Wipro CEO: Enterprise AI Spending Remains Strong As Customers Demand Measurable Results
Wipro CEO Srinivas Pallia says enterprise technology spending remains resilient across AI, cloud and cybersecurity, but customers are demanding clear business outcomes.
Speaking during Wipro's first-quarter FY27 earnings call, Wipro CEO Srinivas Pallia said enterprise technology spending remains resilient across AI, cloud, cybersecurity, data and modernization initiatives. However, customers are applying greater discipline to investment decisions, resulting in longer deal cycles and higher expectations around operational impact.
"AI disruption is expanding the market, not shrinking it," Pallia said. "Technology investments have not slowed. They have become more focused."
He added that enterprises are evaluating AI initiatives through the lens of net productivity, requiring a much tighter linkage between technology investments and business outcomes.
"Our clients are looking beyond technology modernization alone," Pallia said. "The focus is clearly moving toward AI-enabled operating models that improve service quality, reduce operational complexity, strengthen resilience and unlock sustainable productivity gains."
He pointed to two large deals that illustrate the changing nature of enterprise demand.
A leading global animal health-care provider selected Wipro to modernize and manage digital operations across its global network of hospitals and clinics using Wipro Intelligence.
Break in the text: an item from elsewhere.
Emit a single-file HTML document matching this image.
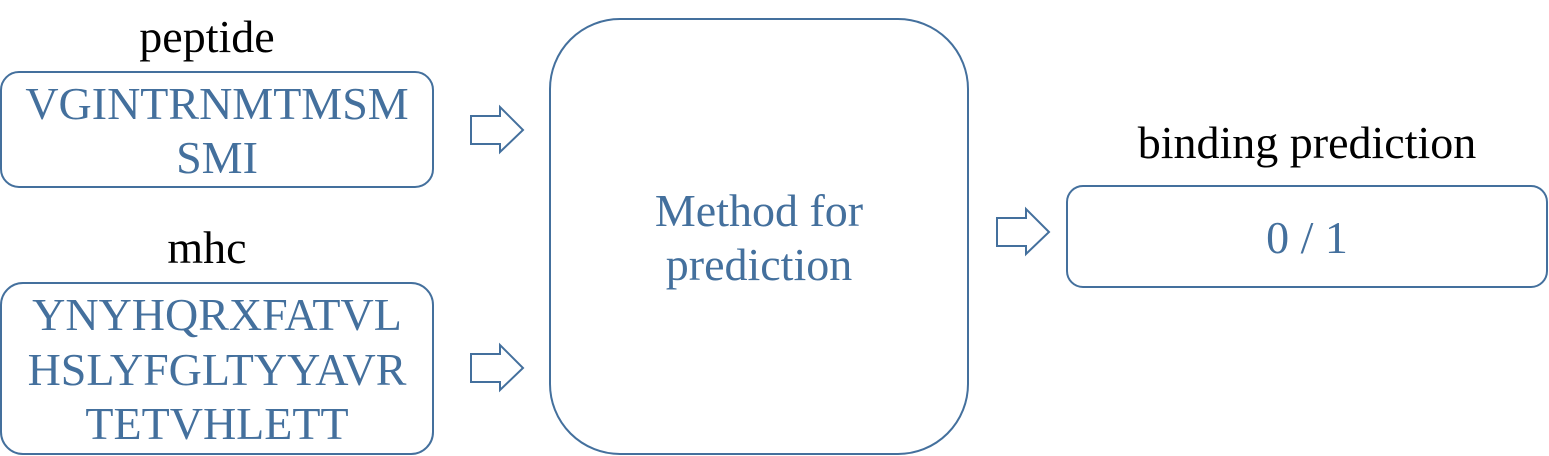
<!DOCTYPE html>
<html><head><meta charset="utf-8"><style>
html,body{margin:0;padding:0;background:#fff;}
svg{display:block;}
text{font-family:"Liberation Serif",serif;}
</style></head><body>
<svg width="1549" height="456" viewBox="0 0 1549 456">
<g fill="none" stroke="#44709d" stroke-width="2">
<rect x="1" y="72" width="432" height="115" rx="18"/>
<rect x="1" y="283" width="432" height="171" rx="22"/>
<rect x="550" y="19" width="418" height="435" rx="70"/>
<rect x="1067" y="186" width="480" height="101" rx="16"/>
<path d="M471 116 H500 V107 L523 130 L500 152 V144 H471 Z"/>
<path d="M471 354 H500 V345 L523 368 L500 390 V382 H471 Z"/>
<path d="M997 218 H1026 V209 L1049 232 L1026 254 V246 H997 Z"/>
</g>
<g font-size="46" text-anchor="middle" fill="#000">
<text x="207" y="52">peptide</text>
<text x="207" y="263">mhc</text>
<text x="1307" y="158">binding prediction</text>
</g>
<g font-size="46" text-anchor="middle" fill="#44709d">
<text x="217" y="119">VGINTRNMTMSM</text>
<text x="217" y="173">SMI</text>
<text x="217" y="330">YNYHQRXFATVL</text>
<text x="217" y="385">HSLYFGLTYYAVR</text>
<text x="217" y="439">TETVHLETT</text>
<text x="759" y="226">Method for</text>
<text x="759" y="280">prediction</text>
<text x="1307" y="253">0 / 1</text>
</g>
</svg>
</body></html>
The engagement combines predictive issue prevention and AI-powered service operations to create a more autonomous technology environment supporting clinical teams, employees and customer-facing operations.
Separately, a European specialty chemicals company chose Wipro to transform its application landscape using AI-led capabilities through WINGS, part of Wipro Intelligence. The engagement includes AI-powered application operations, automation and a digital command center designed to improve service quality, increase productivity and reduce operating costs.
Pallia said these engagements demonstrate how customers are embedding AI into core operating models rather than deploying it as an isolated technology layer.
Wipro Pushes AI Strategy Into Execution
Pallia also provided an update on Wipro’s AI strategy following the launch of its AI Business and Platform Unit last quarter.
The company has moved from strategy to execution, he said, building multi-AI-powered industry platforms, developing AI-native business models, and expanding partnerships across its AI ecosystem while strengthening leadership for the next phase of AI-led growth.
During the quarter, Wipro completed the acquisition of Mindsprint and began integrating the business while pursuing new opportunities in the food and agriculture sector through its relationship with Olam Group.
The company also expanded its AI capabilities with an Applied AI Center of Excellence powered by Anthropic cloud models and received industry recognition through Capco, its BFSI consulting business, at the OpenAI Partner Summit, while Wipro's U.K. AI Lab won the OpenAI Codex Hackathon for an AI-powered banking solution.
Pallia highlighted several production AI deployments that reflect how enterprise adoption is moving beyond pilots.
For a health-care client, Wipro deployed a multi-agent AI system that reduced provider enrollment processing time by up to 70 percent while automating up to 90 percent of manual effort. For a global industrial manufacturer, the company is redesigning finance and procurement operations using its WINGS platform, combining agentic AI, intelligent orchestration, and real-time analytics to create a highly automated operating model.
Collectively, Pallia said these engagements demonstrate Wipro’s ability to support enterprises from AI strategy and advisory through industry-specific implementation.
Large-Deal Momentum Holds Despite Selective Spending
While customer spending remains measured, Pallia said Wipro continues to see healthy engagement across industries and geographies.
“Our pipeline remains healthy,” he said. “We remain focused on executing our consulting-led, AI-powered strategy to help clients reimagine and redesign their enterprises around intelligence.”
The company reported total bookings of $3.37 billion during the quarter, including $1.63 billion in large-deal bookings across 13 large deals.
Regionally, the Americas remained soft both sequentially and year over year, although Wipro continues to see momentum in technology, communications and consumer sectors, with the BFSI segment showing improving momentum heading into the second quarter.
Europe delivered year-over-year growth led by BFSI, technology and communications, while APMEA grew both sequentially and year over year, supported by demand from the BFSI and consumer sectors. Pallia said Wipro continues to see a healthy pipeline across Europe, particularly in the U.K. and Nordic markets.